Public still wants health reform
- Portland Tribune - Opinion
President Obama’s loosely defined ideas for reforming health care have taken a beating in the past few weeks from objectors who have flooded town hall meetings or even called the president a liar from the House floor. All this noise and emotion haven’t altered the fact that most Americans want changes in this nation’s system of providing health insurance. For recent local proof, we need only to refer to a new poll conducted during the past weekend for the Portland Tribune and Fox 12 News. According to the survey by Davis, Hibbitts and Midghall Inc., 60 percent of Oregon’s registered voters either strongly or somewhat support Obama’s health care proposals, compared with 36 percent who either strongly or somewhat oppose them and 7 percent who were undecided.

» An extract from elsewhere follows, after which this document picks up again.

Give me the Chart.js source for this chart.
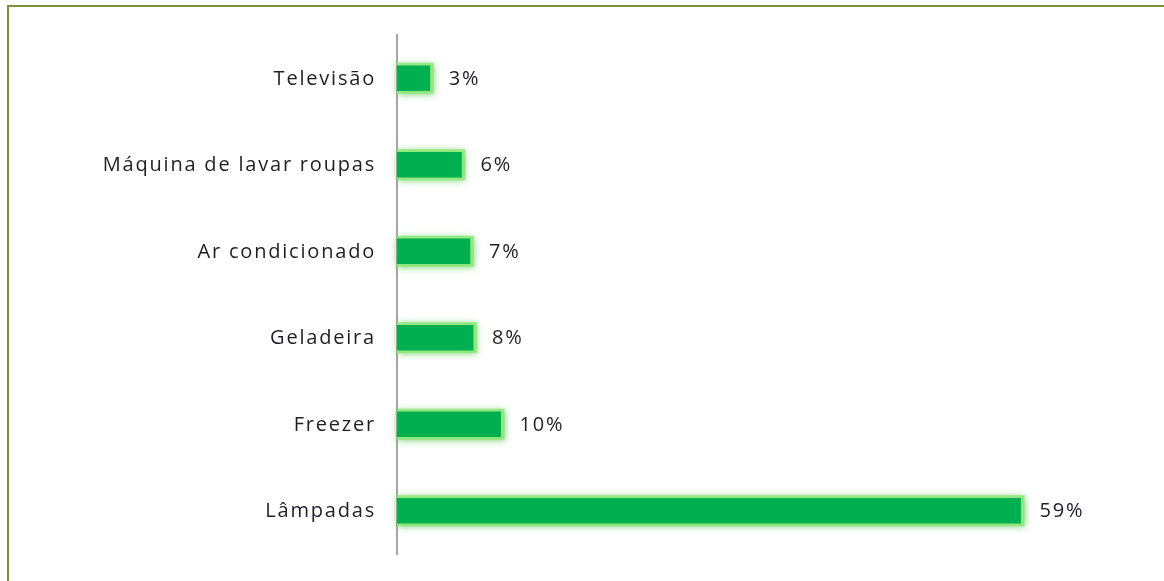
<!DOCTYPE html>
<html>
<head>
<meta charset="utf-8">
<script src="https://cdn.jsdelivr.net/npm/chart.js@4"></script>
<style>
  html, body { margin:0; padding:0; background:#fff; overflow:hidden; }
  #wrap { position:relative; width:1164px; height:581px; }
  #frame { position:absolute; left:7px; top:5px; width:1200px; height:600px;
           border-left:2px solid #77933c; border-top:2px solid #77933c; box-sizing:border-box; }
  canvas { position:absolute; left:0; top:0; }
</style>
</head>
<body>
<div id="wrap">
  <div id="frame"></div>
  <canvas id="consumo" width="1164" height="581"></canvas>
</div>
<script>
// categories top to bottom, bar lengths, printed labels
const categories = ['Televisão', 'Máquina de lavar roupas', 'Ar condicionado', 'Geladeira', 'Freezer', 'Lâmpadas'];
const values = [3.1, 6.1, 6.9, 7.2, 9.8, 59];
const valueLabels = ['3%', '6%', '7%', '8%', '10%', '59%'];

const textFont = '20px "Open Sans", "Liberation Sans", sans-serif';
const textColor = '#1e1e28';

// light green glowing rim behind each bar
const glow = {
  id: 'glow',
  beforeDatasetsDraw(chart){
    const ctx = chart.ctx;
    chart.getDatasetMeta(0).data.forEach(bar => {
      const h = bar.height;
      ctx.save();
      ctx.shadowColor = 'rgba(90,200,80,0.9)';
      ctx.shadowBlur = 7;
      ctx.shadowOffsetY = 1;
      ctx.fillStyle = 'rgba(140,232,120,0.85)';
      ctx.fillRect(bar.base, bar.y - h / 2 - 3, bar.x - bar.base + 4, h + 6);
      ctx.restore();
    });
  }
};

// category names left of the axis and percent labels after the bars
const texts = {
  id: 'texts',
  afterDraw(chart){
    const ctx = chart.ctx;
    const yScale = chart.scales.y;
    ctx.save();
    ctx.font = textFont;
    ctx.fillStyle = textColor;
    ctx.textBaseline = 'middle';
    ctx.letterSpacing = '1.8px';
    ctx.textAlign = 'right';
    categories.forEach((c, i) => {
      ctx.fillText(c, yScale.right - 21, yScale.getPixelForValue(i) + 1);
    });
    ctx.textAlign = 'left';
    chart.getDatasetMeta(0).data.forEach((bar, i) => {
      ctx.fillText(valueLabels[i], bar.x + 19, bar.y + 1);
    });
    ctx.restore();
  }
};

new Chart(document.getElementById('consumo'), {
  type: 'bar',
  data: {
    labels: categories,
    datasets: [{
      data: values,
      backgroundColor: '#00b050',
      borderWidth: 0,
      barThickness: 25
    }]
  },
  options: {
    indexAxis: 'y',
    responsive: false,
    animation: false,
    layout: { padding: { top: 35, bottom: 27, left: 0, right: 80 } },
    plugins: { legend: { display: false }, tooltip: { enabled: false } },
    scales: {
      x: { display: false, min: 0, max: 65 },
      y: {
        afterFit(scale){ scale.width = 397; },
        grid: { display: false, drawTicks: false },
        border: { display: true, color: '#a6a6a6', width: 2 },
        ticks: { display: false }
      }
    }
  },
  plugins: [glow, texts]
});
</script>
</body>
</html>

In other words, a solid majority of Oregonians want health care reform — even after hearing weeks of negative commentary and even though they don’t know exactly what that reform ultimately will look like. We believe that, on this topic, Oregonians aren’t much different than most Americans. We also believe that they have very simple and often very personal reasons for thinking the current system must be reformed. People want to know that their health coverage is secure. They don’t want their coverage denied or limited due to a pre-existing health condition. They fear losing their health insurance if they lose their jobs. They are staggered by the rising cost of health care and insurance premiums. They don’t want to see a neighbor or a relative — or anyone else, for that matter — go without the benefits of health care simply because he or she cannot afford insurance. These basic issues form the basis for discontent with the existing system. Yes, health care consumers would like less red tape and bureaucracy, but what the debate really ought to boil down to is the question of providing decent coverage for everyone at a reasonable expense. The public consensus on this fundamental point seems unlikely to dissolve —and that’s because all of us under age 65 are vulnerable to the insecurities of the current system. Oregon’s congressional representatives and senators should pay attention to the majority of their constituents and focus on passing health care reform that ensures adequate coverage for all.